Pull out every line below that contains the word "this".

(Entries from a dataset)
====

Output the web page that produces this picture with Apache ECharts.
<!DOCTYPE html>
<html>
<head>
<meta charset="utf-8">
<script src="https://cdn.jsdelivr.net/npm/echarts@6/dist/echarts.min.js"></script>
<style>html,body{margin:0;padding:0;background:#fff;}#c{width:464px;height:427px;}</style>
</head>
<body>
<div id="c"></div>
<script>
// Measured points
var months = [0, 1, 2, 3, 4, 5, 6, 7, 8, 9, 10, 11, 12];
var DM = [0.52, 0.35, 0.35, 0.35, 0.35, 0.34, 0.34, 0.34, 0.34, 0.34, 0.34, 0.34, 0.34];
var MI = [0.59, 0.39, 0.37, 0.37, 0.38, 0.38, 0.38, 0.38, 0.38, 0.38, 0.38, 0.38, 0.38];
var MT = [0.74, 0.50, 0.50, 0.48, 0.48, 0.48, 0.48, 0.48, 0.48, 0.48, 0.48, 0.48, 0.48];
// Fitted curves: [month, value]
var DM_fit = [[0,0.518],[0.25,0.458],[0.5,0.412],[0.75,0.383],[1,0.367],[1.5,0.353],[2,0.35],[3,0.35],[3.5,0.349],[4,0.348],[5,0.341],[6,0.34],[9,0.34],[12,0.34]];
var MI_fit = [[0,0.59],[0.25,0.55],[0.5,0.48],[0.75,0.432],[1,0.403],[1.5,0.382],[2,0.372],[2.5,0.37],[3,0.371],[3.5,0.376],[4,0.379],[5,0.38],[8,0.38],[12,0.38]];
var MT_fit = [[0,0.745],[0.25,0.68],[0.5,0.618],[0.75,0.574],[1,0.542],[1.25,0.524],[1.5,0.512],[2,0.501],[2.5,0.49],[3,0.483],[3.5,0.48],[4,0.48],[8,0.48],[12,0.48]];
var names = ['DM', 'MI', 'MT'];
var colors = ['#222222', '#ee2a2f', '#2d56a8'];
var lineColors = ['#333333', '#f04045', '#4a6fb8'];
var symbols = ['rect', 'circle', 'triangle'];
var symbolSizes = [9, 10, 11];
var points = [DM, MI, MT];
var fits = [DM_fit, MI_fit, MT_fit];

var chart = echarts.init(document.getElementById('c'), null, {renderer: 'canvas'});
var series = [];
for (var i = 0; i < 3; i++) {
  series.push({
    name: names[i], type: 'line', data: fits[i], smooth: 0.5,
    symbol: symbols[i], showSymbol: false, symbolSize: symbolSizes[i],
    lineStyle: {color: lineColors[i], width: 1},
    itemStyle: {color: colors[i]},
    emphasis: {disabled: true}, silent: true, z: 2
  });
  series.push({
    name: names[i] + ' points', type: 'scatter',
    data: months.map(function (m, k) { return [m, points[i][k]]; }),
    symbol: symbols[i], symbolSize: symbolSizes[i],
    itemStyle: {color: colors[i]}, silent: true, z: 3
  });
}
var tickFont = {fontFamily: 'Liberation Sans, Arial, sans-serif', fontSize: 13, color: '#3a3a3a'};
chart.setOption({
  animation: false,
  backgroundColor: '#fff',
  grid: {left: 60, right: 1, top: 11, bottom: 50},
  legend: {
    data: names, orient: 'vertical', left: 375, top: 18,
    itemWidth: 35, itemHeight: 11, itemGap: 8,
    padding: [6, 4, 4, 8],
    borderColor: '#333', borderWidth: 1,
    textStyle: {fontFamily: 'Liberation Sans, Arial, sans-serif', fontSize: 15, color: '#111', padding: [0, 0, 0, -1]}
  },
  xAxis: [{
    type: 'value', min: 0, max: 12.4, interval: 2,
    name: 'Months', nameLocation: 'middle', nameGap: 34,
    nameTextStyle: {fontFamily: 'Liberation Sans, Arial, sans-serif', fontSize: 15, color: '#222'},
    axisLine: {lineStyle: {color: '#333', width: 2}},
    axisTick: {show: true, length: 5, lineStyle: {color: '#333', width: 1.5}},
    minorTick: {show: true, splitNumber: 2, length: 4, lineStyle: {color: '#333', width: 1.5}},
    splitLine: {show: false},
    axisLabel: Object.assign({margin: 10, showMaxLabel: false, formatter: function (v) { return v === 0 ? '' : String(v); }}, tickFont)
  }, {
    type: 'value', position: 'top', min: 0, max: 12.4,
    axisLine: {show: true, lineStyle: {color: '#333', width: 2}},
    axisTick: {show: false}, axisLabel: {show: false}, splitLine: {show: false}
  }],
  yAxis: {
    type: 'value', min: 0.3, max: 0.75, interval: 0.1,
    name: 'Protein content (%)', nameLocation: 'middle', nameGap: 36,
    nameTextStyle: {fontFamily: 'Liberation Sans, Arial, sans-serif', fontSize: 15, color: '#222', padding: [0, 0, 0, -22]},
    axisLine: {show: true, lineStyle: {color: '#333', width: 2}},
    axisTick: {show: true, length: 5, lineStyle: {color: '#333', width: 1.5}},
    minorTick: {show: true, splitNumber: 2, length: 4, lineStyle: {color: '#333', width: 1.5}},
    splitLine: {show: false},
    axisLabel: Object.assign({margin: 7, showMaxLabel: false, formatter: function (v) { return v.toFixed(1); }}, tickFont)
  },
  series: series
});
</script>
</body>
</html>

====

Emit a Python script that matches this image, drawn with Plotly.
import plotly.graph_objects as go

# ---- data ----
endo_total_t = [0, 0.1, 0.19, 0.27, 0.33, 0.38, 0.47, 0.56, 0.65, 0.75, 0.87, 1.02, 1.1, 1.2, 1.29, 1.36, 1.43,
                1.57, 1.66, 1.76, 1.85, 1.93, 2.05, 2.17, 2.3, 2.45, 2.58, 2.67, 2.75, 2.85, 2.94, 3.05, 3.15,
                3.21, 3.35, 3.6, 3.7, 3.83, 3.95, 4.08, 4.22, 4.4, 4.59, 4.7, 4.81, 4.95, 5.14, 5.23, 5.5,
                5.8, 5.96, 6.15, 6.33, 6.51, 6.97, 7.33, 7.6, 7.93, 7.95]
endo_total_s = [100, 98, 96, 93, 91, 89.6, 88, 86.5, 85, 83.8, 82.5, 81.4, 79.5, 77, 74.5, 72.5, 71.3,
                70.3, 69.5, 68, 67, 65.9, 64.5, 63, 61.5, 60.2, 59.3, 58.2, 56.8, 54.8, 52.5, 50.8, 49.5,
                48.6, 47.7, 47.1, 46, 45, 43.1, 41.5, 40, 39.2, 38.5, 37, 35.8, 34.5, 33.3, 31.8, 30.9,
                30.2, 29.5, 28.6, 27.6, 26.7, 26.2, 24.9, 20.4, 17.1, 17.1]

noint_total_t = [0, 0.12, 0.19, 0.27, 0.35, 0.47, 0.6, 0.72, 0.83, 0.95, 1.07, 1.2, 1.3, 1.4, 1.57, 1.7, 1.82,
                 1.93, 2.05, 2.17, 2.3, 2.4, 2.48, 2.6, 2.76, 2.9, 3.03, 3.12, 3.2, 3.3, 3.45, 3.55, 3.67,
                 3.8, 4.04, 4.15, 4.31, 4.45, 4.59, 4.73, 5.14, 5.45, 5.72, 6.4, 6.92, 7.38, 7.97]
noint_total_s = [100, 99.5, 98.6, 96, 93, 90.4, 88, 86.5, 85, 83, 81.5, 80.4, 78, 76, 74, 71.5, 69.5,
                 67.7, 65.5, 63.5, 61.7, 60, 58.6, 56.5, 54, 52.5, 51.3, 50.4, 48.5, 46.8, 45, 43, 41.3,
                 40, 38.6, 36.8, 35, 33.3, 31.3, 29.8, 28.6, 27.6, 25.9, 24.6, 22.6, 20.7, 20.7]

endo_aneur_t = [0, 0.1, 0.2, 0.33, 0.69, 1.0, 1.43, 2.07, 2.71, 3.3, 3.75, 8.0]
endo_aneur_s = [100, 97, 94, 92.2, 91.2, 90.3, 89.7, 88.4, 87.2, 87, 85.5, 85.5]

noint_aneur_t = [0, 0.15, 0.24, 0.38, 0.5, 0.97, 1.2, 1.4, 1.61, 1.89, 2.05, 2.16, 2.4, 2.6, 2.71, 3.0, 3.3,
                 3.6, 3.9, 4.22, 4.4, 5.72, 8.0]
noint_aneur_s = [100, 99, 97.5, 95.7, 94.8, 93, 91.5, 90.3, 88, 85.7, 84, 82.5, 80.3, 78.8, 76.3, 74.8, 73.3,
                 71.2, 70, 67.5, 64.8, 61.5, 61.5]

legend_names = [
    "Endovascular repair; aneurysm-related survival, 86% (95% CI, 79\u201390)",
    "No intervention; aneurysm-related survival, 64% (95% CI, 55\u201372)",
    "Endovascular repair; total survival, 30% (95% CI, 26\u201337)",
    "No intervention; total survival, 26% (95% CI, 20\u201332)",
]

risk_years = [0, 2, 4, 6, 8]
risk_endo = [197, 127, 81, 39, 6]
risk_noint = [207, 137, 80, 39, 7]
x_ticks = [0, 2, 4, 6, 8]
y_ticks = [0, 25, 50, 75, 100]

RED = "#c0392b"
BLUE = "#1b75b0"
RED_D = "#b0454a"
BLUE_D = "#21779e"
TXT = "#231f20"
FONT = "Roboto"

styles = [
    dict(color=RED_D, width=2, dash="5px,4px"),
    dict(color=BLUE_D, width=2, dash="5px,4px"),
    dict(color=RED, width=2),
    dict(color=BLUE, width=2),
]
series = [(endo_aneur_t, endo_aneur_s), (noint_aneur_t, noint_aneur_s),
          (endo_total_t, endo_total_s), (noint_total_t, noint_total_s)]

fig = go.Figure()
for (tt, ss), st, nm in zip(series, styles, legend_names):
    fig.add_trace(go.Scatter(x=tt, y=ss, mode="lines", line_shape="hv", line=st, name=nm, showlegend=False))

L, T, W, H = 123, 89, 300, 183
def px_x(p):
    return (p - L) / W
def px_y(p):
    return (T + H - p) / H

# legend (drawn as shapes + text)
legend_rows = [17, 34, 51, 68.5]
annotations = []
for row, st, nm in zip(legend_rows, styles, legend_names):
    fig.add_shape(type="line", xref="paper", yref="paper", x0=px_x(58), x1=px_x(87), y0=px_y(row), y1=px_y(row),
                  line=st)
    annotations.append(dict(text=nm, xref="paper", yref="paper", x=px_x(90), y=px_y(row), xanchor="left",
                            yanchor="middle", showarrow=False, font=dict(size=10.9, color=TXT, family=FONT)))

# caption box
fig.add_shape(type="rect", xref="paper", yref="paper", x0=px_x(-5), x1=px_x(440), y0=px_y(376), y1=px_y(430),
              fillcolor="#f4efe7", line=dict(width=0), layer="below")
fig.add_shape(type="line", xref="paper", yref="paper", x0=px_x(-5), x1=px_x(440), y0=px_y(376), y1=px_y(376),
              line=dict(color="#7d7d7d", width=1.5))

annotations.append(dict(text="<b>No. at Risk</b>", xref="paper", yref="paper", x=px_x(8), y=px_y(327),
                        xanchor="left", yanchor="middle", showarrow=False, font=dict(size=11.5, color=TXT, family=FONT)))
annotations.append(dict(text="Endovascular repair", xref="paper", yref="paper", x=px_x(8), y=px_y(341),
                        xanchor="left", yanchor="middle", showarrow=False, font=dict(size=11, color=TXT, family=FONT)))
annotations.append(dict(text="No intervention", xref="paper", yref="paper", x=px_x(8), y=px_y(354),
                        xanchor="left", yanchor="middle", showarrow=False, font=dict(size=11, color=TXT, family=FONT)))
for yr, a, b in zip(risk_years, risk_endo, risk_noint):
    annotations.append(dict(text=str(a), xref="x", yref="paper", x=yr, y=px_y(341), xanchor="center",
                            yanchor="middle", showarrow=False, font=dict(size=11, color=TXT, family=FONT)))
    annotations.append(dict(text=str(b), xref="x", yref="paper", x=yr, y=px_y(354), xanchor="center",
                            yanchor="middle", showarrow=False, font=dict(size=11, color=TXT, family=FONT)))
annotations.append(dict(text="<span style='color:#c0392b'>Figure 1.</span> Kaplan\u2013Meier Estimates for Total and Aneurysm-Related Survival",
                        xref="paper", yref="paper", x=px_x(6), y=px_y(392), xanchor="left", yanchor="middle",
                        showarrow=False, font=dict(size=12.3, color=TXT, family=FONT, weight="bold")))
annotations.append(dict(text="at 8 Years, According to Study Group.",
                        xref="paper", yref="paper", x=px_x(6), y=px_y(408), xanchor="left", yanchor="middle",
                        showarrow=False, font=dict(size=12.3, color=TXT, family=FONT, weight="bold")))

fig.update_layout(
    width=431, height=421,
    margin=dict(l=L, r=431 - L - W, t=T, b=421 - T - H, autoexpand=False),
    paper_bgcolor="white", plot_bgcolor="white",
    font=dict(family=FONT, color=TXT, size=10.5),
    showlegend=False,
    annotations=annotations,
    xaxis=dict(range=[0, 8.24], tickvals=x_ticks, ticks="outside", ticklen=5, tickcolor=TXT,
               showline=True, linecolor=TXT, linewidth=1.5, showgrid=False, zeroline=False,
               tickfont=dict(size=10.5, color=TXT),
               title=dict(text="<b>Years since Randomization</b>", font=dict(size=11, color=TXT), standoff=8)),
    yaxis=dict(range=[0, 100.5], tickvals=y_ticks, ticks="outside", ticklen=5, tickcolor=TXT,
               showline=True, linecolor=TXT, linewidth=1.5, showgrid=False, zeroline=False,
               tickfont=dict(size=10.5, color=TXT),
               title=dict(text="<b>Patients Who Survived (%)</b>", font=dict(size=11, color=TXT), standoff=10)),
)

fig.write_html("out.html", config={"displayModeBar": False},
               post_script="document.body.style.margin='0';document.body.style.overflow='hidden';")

====

#### [Written reply]
Output the web page that produces this picture with Apache ECharts.
Emit a Python script that matches this image, drawn with Plotly.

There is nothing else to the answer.